![]()
How will artificial intelligence (AI) affect unemployment rates? The answer will vary depending on regional differences in occupation and industry—with urban technology hubs likely to see the greatest impact, reports a study from Taiwan in the June issue of the
Journal of Occupational and Environmental Medicine.
"Without intervention, unemployment in high-exposure cities could rise sharply under rapid AI adoption," according to the report by John Tayu Lee, PhD, of National Taiwan University, Taipei, and colleagues. They used measures of exposure to AI by industry and occupation to project trends in unemployment in Taiwan—a global leader in the technology industry—over the coming ten years.
The results suggested that occupational exposure to AI is "unevenly distributed" across regions. Industries such as finance, technology, and education had the highest AI exposure, while exposure was low for industries such as agriculture, construction, and accommodations and catering.
Urban centers in northern Taiwan with high concentrations of AI-intensive industries and occupations were projected to have the greatest impact on unemployment. In those cities, projected increases in unemployment by 2035 ranged from 16 percentage points in a scenario of moderate AI impact to 48 percentage points in a high-impact scenario. In contrast, southern and central regions with lower AI exposure were projected to see little or no impact on unemployment.

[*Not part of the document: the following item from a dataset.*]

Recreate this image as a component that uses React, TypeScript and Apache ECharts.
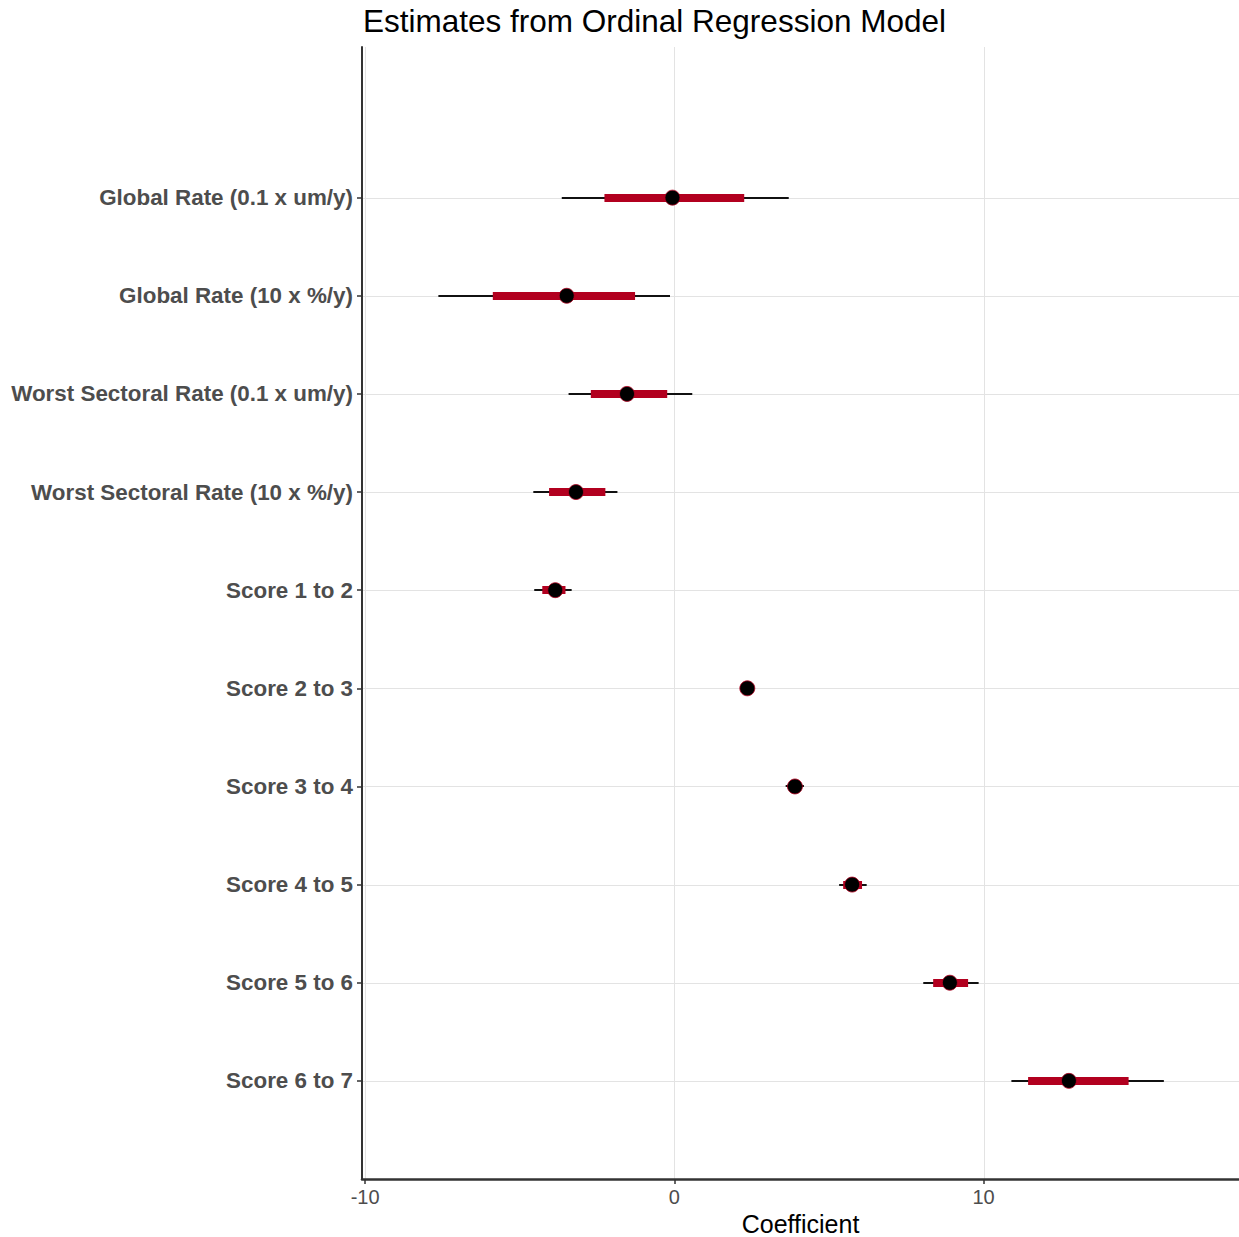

Younger workers aged 25 to 44 with university degrees were at the greatest risk of AI-driven disruption, particularly in AI-intensive industries. Occupational groups at high risk included professionals, managers, and office support staff.
The regional variations illustrate "the paradox of digital economies," according to the authors: "[R]egions that benefit most from innovation are simultaneously the most vulnerable to displacement." While rural areas may see little immediate impact of AI, they "risk long-term exclusion if they remain outside digital transformation pathways." The researchers point out some limitations of their analysis, emphasizing that the projections are "hypothetical simulations, not empirical forecasts."
Dr. Lee and coauthors discuss the need for "targeted workforce adaptation policies" such as skills retraining, social protection, and targeted innovation support to lessen the impact of rapid AI implementation on unemployment and regional disparities. The researchers conclude, "Only through such commitments can AI become a tool not just of efficiency, but of shared and sustainable progress."